We measured the HT2050's brightness at 1519 lumens, which is about 31% less than the manufacturer's claim of 2200 lumens. This made it the dimmest model in our test, and a rare instance where the Editors' Choice Award winner received the lowest score in a metric. The HT2050 earned a 4 out of 10 in this metric, which saw scores ranging from 4 to 9.
We found this relatively dim brightness level to be ideal for viewings in a dark home theater, though it was just a bit weak for viewings in a well lit room. The HT2050 retained its sharp resolution and stellar contrast ratio when projecting in ambient light, but some colors became a bit washed out. White areas in text and graph heavy pages took on a blue tint. Skin tones lost their healthy glow and looked a bit more pale. Colors in general became a bit duller and lost some of their luster.

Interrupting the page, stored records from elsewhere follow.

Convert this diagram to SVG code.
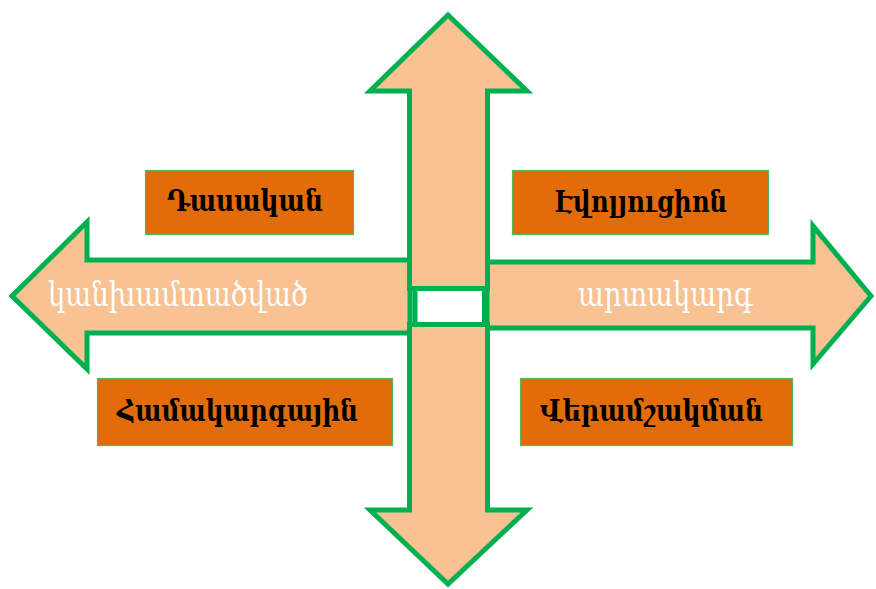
<svg xmlns="http://www.w3.org/2000/svg" width="876" height="589" viewBox="0 0 876 589">
<style>
.arrow{fill:#F8C292;stroke:#00B050;stroke-width:5;stroke-linejoin:miter;stroke-miterlimit:10}
.box{fill:#E36C0A;stroke:#4CBB60;stroke-width:1.2}
.bt{font-family:"DejaVu Serif","Noto Serif",serif;font-weight:bold;font-size:30px;fill:#000}
.wt{font-family:"DejaVu Serif","Noto Serif",serif;font-size:33px;fill:#FFFFFF}
</style>
<rect width="876" height="589" fill="#FFFFFF"/>
<g id="connectors">
<polygon id="arrow-left" class="arrow" points="12,296 87,222 87,260 410,260 410,333 87,333 87,369"/>
<polygon id="arrow-right" class="arrow" points="871,296 813,226 813,262 487,262 487,328 813,328 813,364"/>
<polygon id="arrow-up" class="arrow" points="448,15 527,91 487.5,91 487.5,288.5 409.5,288.5 409.5,91 370,91"/>
<polygon id="arrow-down" class="arrow" points="409.5,324.5 487.5,324.5 487.5,510 527,510 448,584 370,510 409.5,510"/>
<rect id="center" x="415" y="288.5" width="69.5" height="36" fill="#FFFFFF" stroke="#00B050" stroke-width="5"/>
<text class="wt" x="48" y="306" textLength="260" lengthAdjust="spacingAndGlyphs">կանխամտածված</text>
<text class="wt" x="578" y="306" textLength="175" lengthAdjust="spacingAndGlyphs">արտակարգ</text>
</g>
<g id="node-dasakan">
<rect class="box" x="145.5" y="170.5" width="208" height="64"/>
<text class="bt" x="167" y="211" textLength="156" lengthAdjust="spacingAndGlyphs">Դասական</text>
</g>
<g id="node-evolyucion">
<rect class="box" x="512.5" y="170.5" width="256" height="64"/>
<text class="bt" x="555" y="212" textLength="172" lengthAdjust="spacingAndGlyphs">Էվոլյուցիոն</text>
</g>
<g id="node-hamakargayin">
<rect class="box" x="97.5" y="378.5" width="295" height="67"/>
<text class="bt" x="117" y="421" textLength="241" lengthAdjust="spacingAndGlyphs">Համակարգային</text>
</g>
<g id="node-veramshakman">
<rect class="box" x="520.5" y="378.5" width="272" height="67"/>
<text class="bt" x="540" y="421" textLength="223" lengthAdjust="spacingAndGlyphs">Վերամշակման</text>
</g>
</svg>
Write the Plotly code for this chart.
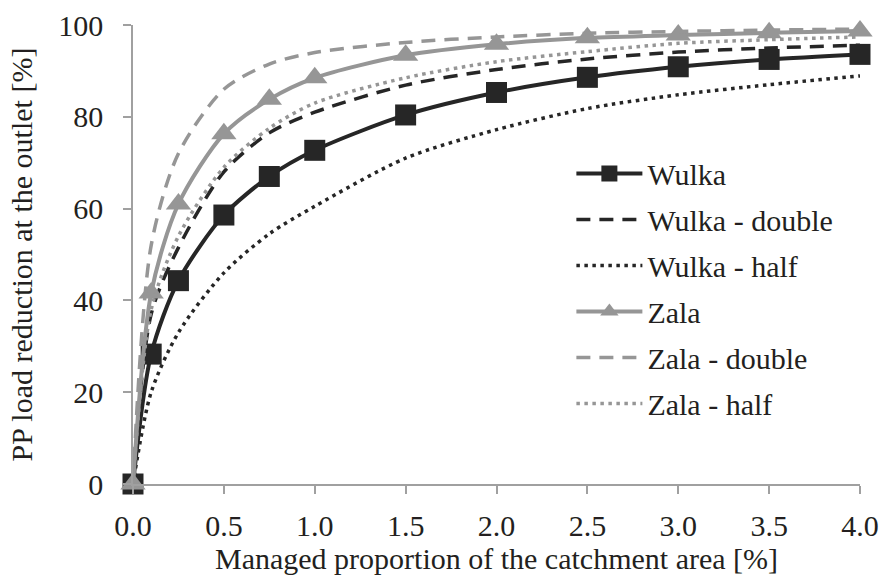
import plotly.graph_objects as go

x_vals = [0, 0.1, 0.25, 0.5, 0.75, 1.0, 1.5, 2.0, 2.5, 3.0, 3.5, 4.0]

wulka = [0, 28.3, 44.3, 58.6, 67.0, 72.7, 80.4, 85.3, 88.6, 90.9, 92.5, 93.6]
wulka_double = [0, 37.0, 51.5, 68.0, 76.5, 81.0, 86.9, 90.3, 92.6, 94.1, 95.0, 95.6]
wulka_half = [0, 20.0, 33.0, 46.0, 54.5, 60.5, 71.0, 77.2, 81.8, 84.8, 87.0, 88.9]
zala = [0, 41.6, 61.0, 76.3, 83.8, 88.5, 93.4, 95.8, 97.2, 97.8, 98.3, 98.7]
zala_double = [0, 52.0, 72.0, 86.0, 91.5, 94.0, 96.2, 97.4, 98.2, 98.6, 98.9, 99.1]
zala_half = [0, 38.0, 54.0, 69.0, 77.5, 83.0, 88.5, 92.0, 94.2, 96.0, 96.8, 97.4]

series_names = ["Wulka", "Wulka - double", "Wulka - half", "Zala", "Zala - double", "Zala - half"]
series_values = [wulka, wulka_double, wulka_half, zala, zala_double, zala_half]

x_tick_vals = [0, 0.5, 1.0, 1.5, 2.0, 2.5, 3.0, 3.5, 4.0]
x_tick_text = ["0.0", "0.5", "1.0", "1.5", "2.0", "2.5", "3.0", "3.5", "4.0"]
y_tick_vals = [0, 20, 40, 60, 80, 100]

BLACK = "#262626"
GRAY = "#969696"
FONT = "Liberation Serif"

styles = [
    dict(mode="lines+markers", line=dict(color=BLACK, width=4),
         marker=dict(symbol="square", size=21, color=BLACK)),
    dict(mode="lines", line=dict(color=BLACK, width=3.5, dash="14px,9px")),
    dict(mode="lines", line=dict(color=BLACK, width=3.5, dash="3.5px,4.5px")),
    dict(mode="lines+markers", line=dict(color=GRAY, width=4),
         marker=dict(symbol="triangle-up", size=22, color=GRAY)),
    dict(mode="lines", line=dict(color=GRAY, width=3.5, dash="14px,9px")),
    dict(mode="lines", line=dict(color=GRAY, width=3.5, dash="3.5px,4.5px")),
]

fig = go.Figure()
for i, (name, vals, st) in enumerate(zip(series_names, series_values, styles)):
    line = dict(st["line"], shape="spline", smoothing=0.8)
    kw = dict(x=x_vals, y=vals, name=name, mode=st["mode"], line=line,
              cliponaxis=False, legendgroup=f"g{i}")
    if "marker" in st:
        kw["marker"] = st["marker"]
    fig.add_trace(go.Scatter(**kw))

fig.update_layout(
    width=885, height=585,
    margin=dict(l=133, r=25, t=25, b=101, autoexpand=False),
    paper_bgcolor="white", plot_bgcolor="white",
    font=dict(family=FONT, size=30, color="#231f20"),
    showlegend=True,
    legend=dict(x=0.603, y=0.733, xanchor="left", yanchor="top",
                bgcolor="rgba(0,0,0,0)", itemwidth=66, tracegroupgap=4,
                font=dict(family=FONT, size=30, color="#231f20")),
    xaxis=dict(range=[0, 4], tickvals=x_tick_vals, ticktext=x_tick_text,
               showgrid=False, zeroline=False, showline=True, automargin=False,
               linecolor="#a0a0a0", linewidth=1.5, ticks="outside",
               ticklen=8, tickcolor="#a0a0a0", tickwidth=1.5,
               ticklabelstandoff=6,
               tickfont=dict(family=FONT, size=30),
               title=dict(text="Managed proportion of the catchment area [%]",
                          standoff=6, font=dict(family=FONT, size=30))),
    yaxis=dict(range=[0, 100], tickvals=y_tick_vals,
               showgrid=False, zeroline=False, showline=True, automargin=False,
               linecolor="#a0a0a0", linewidth=1.5, ticks="outside",
               ticklen=8, tickcolor="#a0a0a0", tickwidth=1.5,
               ticklabelstandoff=14,
               tickfont=dict(family=FONT, size=30),
               title=dict(text="PP load reduction at the outlet [%]",
                          standoff=17, font=dict(family=FONT, size=30))),
)

fig.write_html("out.html")
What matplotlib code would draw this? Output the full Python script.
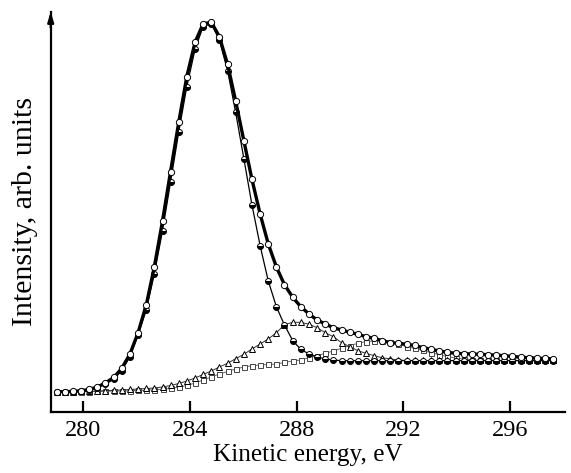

The HT2050 had the quietest fan in the bunch. It received the top score of 9 out of 10 in our fan noise testing, putting it leaps and bounds ahead of the low score of 2.
We barely noticed its fan at all, even when we pushed the lamp heat to the extreme by projecting a bright white image for an extended period of time. With such a lack of fan noise we often forgot we were even watching a projector, until someone walked in front of the lamp.
The HT2050 has a list price of $800, and goes for the same price on most retailer websites. If you go by the street prices at the time of this writing, this makes the HT2050 the most expensive projector in this review. However, with its top notch image quality and fan noise, the extra money is well worth it for someone who wants a superb home theater experience.
For those looking to spend less than $1000 for a home theater rig, the HT2050 is the clear choice. It offers the best image quality you will find in this price range. Well lit rooms do dull the colors a bit. If you don't mind this the HT2050 is a good choice for business presentations as it renders crisp, high quality text. If you want a brighter image in rooms with ample ambient light the BenQ MS524A and the ViewSonic PJD7720HD are better choices. However, they have their own drawbacks in resolution and fan noise, respectively.